На главную / Русская интеллигенция / Н. В. Шелгунов. Новый ответ на старый вопрос

Н. В. Шелгунов. Новый ответ на старый вопрос

| Печать |


II.

Ломоносов начал собой новый период интеллектуальной русской жизни. Из образования и просвещения он хотел создать общерусское дело, а не аристократическую забаву одних знатных, богатых и праздных.

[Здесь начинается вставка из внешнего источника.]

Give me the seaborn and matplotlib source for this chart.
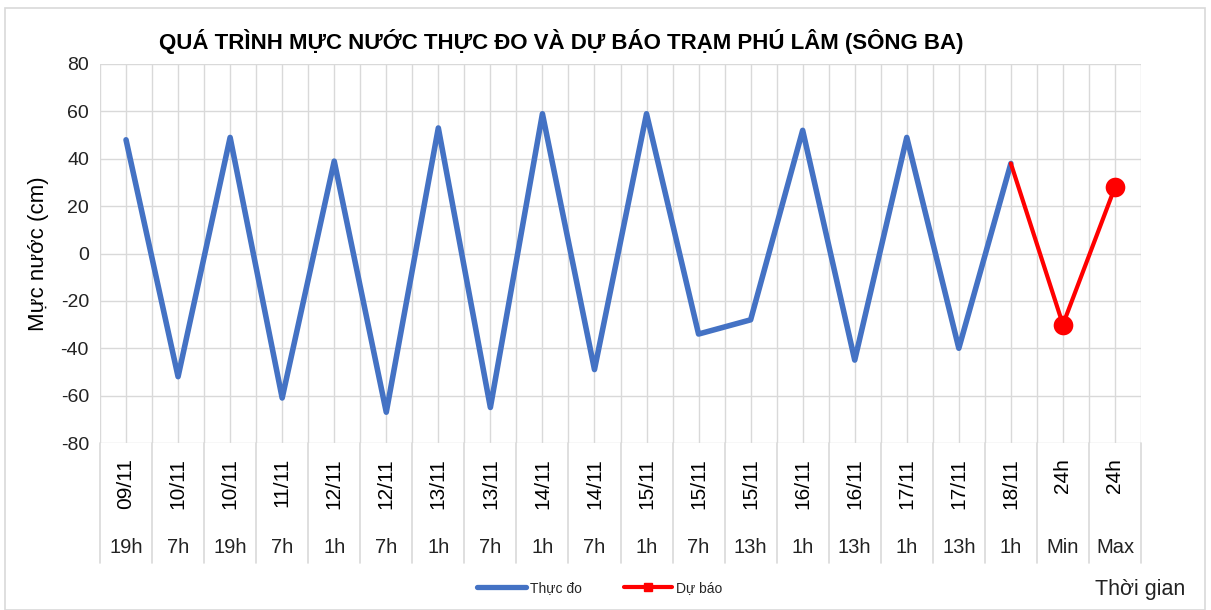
import matplotlib
matplotlib.use("Agg")
import matplotlib.pyplot as plt
from matplotlib.lines import Line2D
from matplotlib.patches import Rectangle
import seaborn as sns
import pandas as pd

dates = ["09/11", "10/11", "10/11", "11/11", "12/11", "12/11", "13/11", "13/11",
         "14/11", "14/11", "15/11", "15/11", "15/11", "16/11", "16/11", "17/11",
         "17/11", "18/11", "24h", "24h"]
hours = ["19h", "7h", "19h", "7h", "1h", "7h", "1h", "7h", "1h", "7h", "1h", "7h",
         "13h", "1h", "13h", "1h", "13h", "1h", "Min", "Max"]
observed = [48, -52, 49, -61, 39, -67, 53, -65, 59, -49, 59, -34, -28, 52, -45, 49, -40, 38]
forecast_start = 38
forecast = [-30, 28]

sns.set_theme(style="white")
plt.rcParams['font.family'] = ['Liberation Sans', 'DejaVu Sans']
plt.rcParams['axes.unicode_minus'] = False

fig = plt.figure(figsize=(12.11, 6.10), dpi=100)
ax = fig.add_axes([100/1211, 1-443/610, 1041/1211, 379/610])

n_obs = len(observed)
obs_df = pd.DataFrame({"x": list(range(n_obs)), "y": observed})
fc_x = [n_obs - 1] + [n_obs + i for i in range(len(forecast))]
fc_df = pd.DataFrame({"x": fc_x, "y": [forecast_start] + forecast})
pts_df = fc_df.iloc[1:]

blue = "#4472C4"
red = "#FF0000"
sns.lineplot(data=obs_df, x="x", y="y", ax=ax, color=blue, linewidth=4.0,
             solid_capstyle="round", solid_joinstyle="round", zorder=3)
sns.lineplot(data=fc_df, x="x", y="y", ax=ax, color=red, linewidth=3.0,
             solid_capstyle="round", solid_joinstyle="round", zorder=4)
sns.scatterplot(data=pts_df, x="x", y="y", ax=ax, color=red, s=200,
                edgecolor=red, linewidth=0, zorder=5)

n = len(dates)
ax.set_xlim(-0.5, n - 0.5)
ax.set_ylim(-80, 80)
ax.set_yticks(range(-80, 81, 20))
ax.set_xticks([])
ax.set_xlabel("")
ax.set_ylabel("Mực nước (cm)", fontsize=16, color="#000000", labelpad=8)
ax.tick_params(axis="y", labelsize=14, colors="#222222", length=0, pad=8)

grid_c = "#D9D9D9"
for v in range(-80, 81, 20):
    ax.axhline(v, color=grid_c, linewidth=1.0, zorder=1)
for k in range(2 * n + 1):
    ax.axvline(-0.5 + 0.5 * k, color=grid_c, linewidth=1.0, zorder=1)
for s in ax.spines.values():
    s.set_visible(False)

tr = ax.get_xaxis_transform()
for i in range(n):
    ax.text(i, -0.04, dates[i], rotation=90, ha="center", va="top",
            fontsize=15, color="#000000", transform=tr)
    ax.text(i, -0.277, hours[i], ha="center", va="center",
            fontsize=14.5, color="#222222", transform=tr)
for k in range(n + 1):
    ax.add_line(Line2D([-0.5 + k, -0.5 + k], [0, -0.317], transform=tr,
                       color=grid_c, linewidth=1.2, clip_on=False))

fig.text(561/1211, 1-42/610, "QUÁ TRÌNH MỰC NƯỚC THỰC ĐO VÀ DỰ BÁO TRẠM PHÚ LÂM (SÔNG BA)",
         ha="center", va="center", fontsize=16, fontweight="bold", color="#000000")
fig.text(1140/1211, 1-590/610, "Thời gian", ha="center", va="center",
         fontsize=15.5, color="#222222")

handles = [Line2D([], [], color=blue, linewidth=3.8),
           Line2D([], [], color=red, linewidth=3.0, marker="s", markersize=6)]
fig.legend(handles, ["Thực đo", "Dự báo"], loc="center", bbox_to_anchor=(600/1211, 1-588/610),
           ncol=2, frameon=False, fontsize=10, handlelength=3.5, columnspacing=3,
           handletextpad=0.3)

fig.patches.append(Rectangle((5/1211, 0), 1200/1211, 1-8/610, transform=fig.transFigure,
                             fill=False, edgecolor="#D9D9D9", linewidth=1.2))

fig.savefig("out.png", dpi=100, facecolor="white")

Со времени Ломоносова начинаются исследования русского языка, русской истории, русского быта. Прошедшее столетие, не считая немецких ученых, оказавших нам в этом отношении большую услугу, выставило и своих русских деятелей, но отношение этих русских деятелей к русской жизни было почти исключительно аристократически-платоническое. Исследователи являлись, если и не всегда из высшего слоя, то всегда из людей, не имеющих с народом ничего общего. От этого русские вопросы, которые хотели разрешить, не были вопросами народными. Кто были эти деятели? Какие-нибудь Татищевы, да Щербатовы; разве изредка прорывался человек, вроде Радищева, да и у того в основе лежал принцип христианского пассивного смиренномудрия, отнимающего силу у человека, желающего быть народным деятелем.

Как ни были, однако, ничтожны первые попытки, маленький ком становился все больше и больше, а гномов, кативших его, постоянно прибывало. За исследованием языка и собиранием исторических материалов последовало собирание материалов из народного быта, возбуждавшее в лучших людях времени тяготение к своему родному. Вместо прежнего направления, исключительно западного, начало являться направление народное, создавшее, наконец, славянофильство.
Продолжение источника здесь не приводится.